Why you are a work of art!

This past week my wife and I visited the Walker Art Center in Minneapolis. It is a museum that hosts among things exhibitions of contemporary art. One of the exhibits was a work of art by Robert Gober created in the late 1980s entitled “Untitled Door And Door Frame” and the elements used were “wood, enamel paint.” This particular “work” consisted of two major elements. First there was a wood framed doorway, the only entrance into a white ten by fourteen windowless, featureless room. The door frame was painted with a healthy coat of creamy beige enamel. Inside the room leaning against the opposite wall farthest from the doorway was the second element of the “work” – an old six-panel interior door without a door knob or latch which was also painted a creamy beige.
Like so much of modern art, it takes a right-brained creative to fully appreciate the categorization of certain things as “art.” And this display by Gober, constructed and arranged using such common objects was no exception. Typically when most people think of art they imagine works like the Mona Lisa by Da Vinci or The Pieta by Michelangelo.
To a left-brained home fixit guy like myself, Untitled Door And Door Frame looked more like an unfinished project and anything but a work of art.

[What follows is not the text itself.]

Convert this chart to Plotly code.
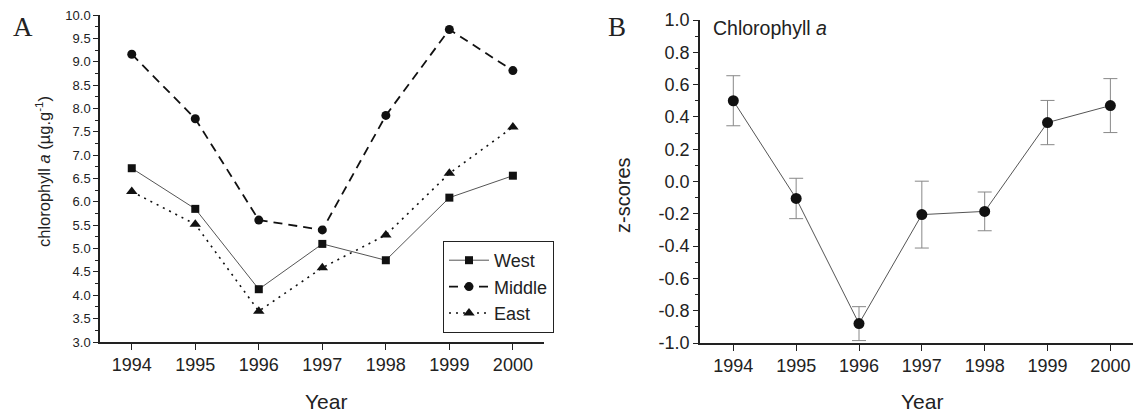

In my linear, structured way of thinking the paint was dry so why not get the necessary hardware, grab the door and install the hinges and latch set, measure the doorframe to match, install its hinges and mount the door?
Perhaps that is some of the emotional response Gober was looking for when he came up with his idea. I know that good art is meant to be evocative but typically we associate the response of its beholder be one of aesthetic enjoyment rather than frenetic deployment.
It raises a very important question “When is art, art?”